TO DO
Retype all material exactly. Pictures stay out of the copy.
# MATERIAL start
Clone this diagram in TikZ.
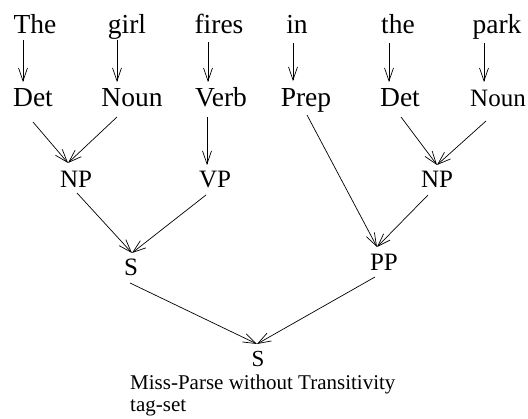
\documentclass[tikz,border=0pt]{standalone}
\usepackage{fontspec}
\setmainfont{Liberation Serif}
\usetikzlibrary{arrows.meta,calc}
\begin{document}
\begin{tikzpicture}[x=1pt,y=-1pt,
  lab/.style={anchor=base,inner sep=0pt,font=\fontsize{27.5}{30}\selectfont},
  labp/.style={anchor=base,inner sep=0pt,font=\fontsize{25}{28}\selectfont},
  labs/.style={anchor=base,inner sep=0pt,font=\fontsize{25}{28}\selectfont},
  arr/.style={-{Straight Barb[length=13pt,width=9pt]},line width=0.7pt}]
\useasboundingbox (0,0) rectangle (528,419);
% words
\node[lab] (w1) at (35,34) {The};
\node[lab] (w2) at (127,34) {girl};
\node[lab] (w3) at (219,34) {fires};
\node[lab] (w4) at (297,34) {in};
\node[lab] (w5) at (398,34) {the};
\node[lab] (w6) at (497,34) {park};
% tags
\node[lab] (t1) at (33,107) {Det};
\node[lab] (t2) at (132,107) {Noun};
\node[lab] (t3) at (221,107) {Verb};
\node[lab] (t4) at (306,107) {Prep};
\node[lab] (t5) at (400,107) {Det};
\node[labs] (t6) at (498,107) {Noun};
% phrases
\node[labp] (p1) at (76,188) {NP};
\node[labp] (p2) at (215,188) {VP};
\node[labp] (p3) at (437,188) {NP};
\node[labp] (s1) at (131,276) {S};
\node[labp] (pp) at (384,271) {PP};
\node[anchor=base,inner sep=0pt,font=\fontsize{23}{27}\selectfont] (s2) at (258,367) {S};
\node[anchor=base west,inner sep=0pt,align=left,font=\fontsize{21}{22}\selectfont] (cap) at (130,412) {Miss-Parse without Transitivity\\tag-set};
% word -> tag
\draw[arr] ($(w1.base)+(-12,6)$) -- ($(t1.base)+(-10,-25)$);
\draw[arr] ($(w2.base)+(-10,6)$) -- ($(t2.base)+(-15,-25)$);
\draw[arr] ($(w3.base)+(-11,8)$) -- ($(t3.base)+(-13,-25)$);
\draw[arr] ($(w4.base)+(-4,9)$) -- ($(t4.base)+(-13,-26)$);
\draw[arr] ($(w5.base)+(-9,9)$) -- ($(t5.base)+(-11,-25)$);
\draw[arr] ($(w6.base)+(-13,9)$) -- ($(t6.base)+(-14,-25)$);
% tag -> phrase
\draw[arr] ($(t1.base)+(0,15)$) -- ($(p1.base)+(-8,-25)$);
\draw[arr] ($(t2.base)+(-15,10)$) -- ($(p1.base)+(-8,-25)$);
\draw[arr] ($(t3.base)+(-14,10)$) -- ($(p2.base)+(-8,-23)$);
\draw[arr] ($(t4.base)+(1,8)$) -- ($(pp.base)+(-7,-24)$);
\draw[arr] ($(t5.base)+(1,10)$) -- ($(p3.base)+(0,-23)$);
\draw[arr] ($(t6.base)+(-12,14)$) -- ($(p3.base)+(0,-23)$);
% phrase -> S / PP
\draw[arr] ($(p1.base)+(1,5)$) -- ($(s1.base)+(1,-23)$);
\draw[arr] ($(p2.base)+(-9,7)$) -- ($(s1.base)+(1,-23)$);
\draw[arr] ($(p3.base)+(-9,7)$) -- ($(pp.base)+(-7,-24)$);
% to root
\draw[arr] ($(s1.base)+(-1,7)$) -- ($(s2.base)+(-1,-23)$);
\draw[arr] ($(pp.base)+(-9,6)$) -- ($(s2.base)+(-1,-23)$);
\end{tikzpicture}
\end{document}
# MATERIAL end
RESULT
Clone this diagram in TikZ.
\documentclass[tikz,border=0pt]{standalone}
\usepackage{fontspec}
\setmainfont{Liberation Serif}
\usetikzlibrary{arrows.meta,calc}
\begin{document}
\begin{tikzpicture}[x=1pt,y=-1pt,
  lab/.style={anchor=base,inner sep=0pt,font=\fontsize{27.5}{30}\selectfont},
  labp/.style={anchor=base,inner sep=0pt,font=\fontsize{25}{28}\selectfont},
  labs/.style={anchor=base,inner sep=0pt,font=\fontsize{25}{28}\selectfont},
  arr/.style={-{Straight Barb[length=13pt,width=9pt]},line width=0.7pt}]
\useasboundingbox (0,0) rectangle (528,419);
% words
\node[lab] (w1) at (35,34) {The};
\node[lab] (w2) at (127,34) {girl};
\node[lab] (w3) at (219,34) {fires};
\node[lab] (w4) at (297,34) {in};
\node[lab] (w5) at (398,34) {the};
\node[lab] (w6) at (497,34) {park};
% tags
\node[lab] (t1) at (33,107) {Det};
\node[lab] (t2) at (132,107) {Noun};
\node[lab] (t3) at (221,107) {Verb};
\node[lab] (t4) at (306,107) {Prep};
\node[lab] (t5) at (400,107) {Det};
\node[labs] (t6) at (498,107) {Noun};
% phrases
\node[labp] (p1) at (76,188) {NP};
\node[labp] (p2) at (215,188) {VP};
\node[labp] (p3) at (437,188) {NP};
\node[labp] (s1) at (131,276) {S};
\node[labp] (pp) at (384,271) {PP};
\node[anchor=base,inner sep=0pt,font=\fontsize{23}{27}\selectfont] (s2) at (258,367) {S};
\node[anchor=base west,inner sep=0pt,align=left,font=\fontsize{21}{22}\selectfont] (cap) at (130,412) {Miss-Parse without Transitivity\\tag-set};
% word -> tag
\draw[arr] ($(w1.base)+(-12,6)$) -- ($(t1.base)+(-10,-25)$);
\draw[arr] ($(w2.base)+(-10,6)$) -- ($(t2.base)+(-15,-25)$);
\draw[arr] ($(w3.base)+(-11,8)$) -- ($(t3.base)+(-13,-25)$);
\draw[arr] ($(w4.base)+(-4,9)$) -- ($(t4.base)+(-13,-26)$);
\draw[arr] ($(w5.base)+(-9,9)$) -- ($(t5.base)+(-11,-25)$);
\draw[arr] ($(w6.base)+(-13,9)$) -- ($(t6.base)+(-14,-25)$);
% tag -> phrase
\draw[arr] ($(t1.base)+(0,15)$) -- ($(p1.base)+(-8,-25)$);
\draw[arr] ($(t2.base)+(-15,10)$) -- ($(p1.base)+(-8,-25)$);
\draw[arr] ($(t3.base)+(-14,10)$) -- ($(p2.base)+(-8,-23)$);
\draw[arr] ($(t4.base)+(1,8)$) -- ($(pp.base)+(-7,-24)$);
\draw[arr] ($(t5.base)+(1,10)$) -- ($(p3.base)+(0,-23)$);
\draw[arr] ($(t6.base)+(-12,14)$) -- ($(p3.base)+(0,-23)$);
% phrase -> S / PP
\draw[arr] ($(p1.base)+(1,5)$) -- ($(s1.base)+(1,-23)$);
\draw[arr] ($(p2.base)+(-9,7)$) -- ($(s1.base)+(1,-23)$);
\draw[arr] ($(p3.base)+(-9,7)$) -- ($(pp.base)+(-7,-24)$);
% to root
\draw[arr] ($(s1.base)+(-1,7)$) -- ($(s2.base)+(-1,-23)$);
\draw[arr] ($(pp.base)+(-9,6)$) -- ($(s2.base)+(-1,-23)$);
\end{tikzpicture}
\end{document}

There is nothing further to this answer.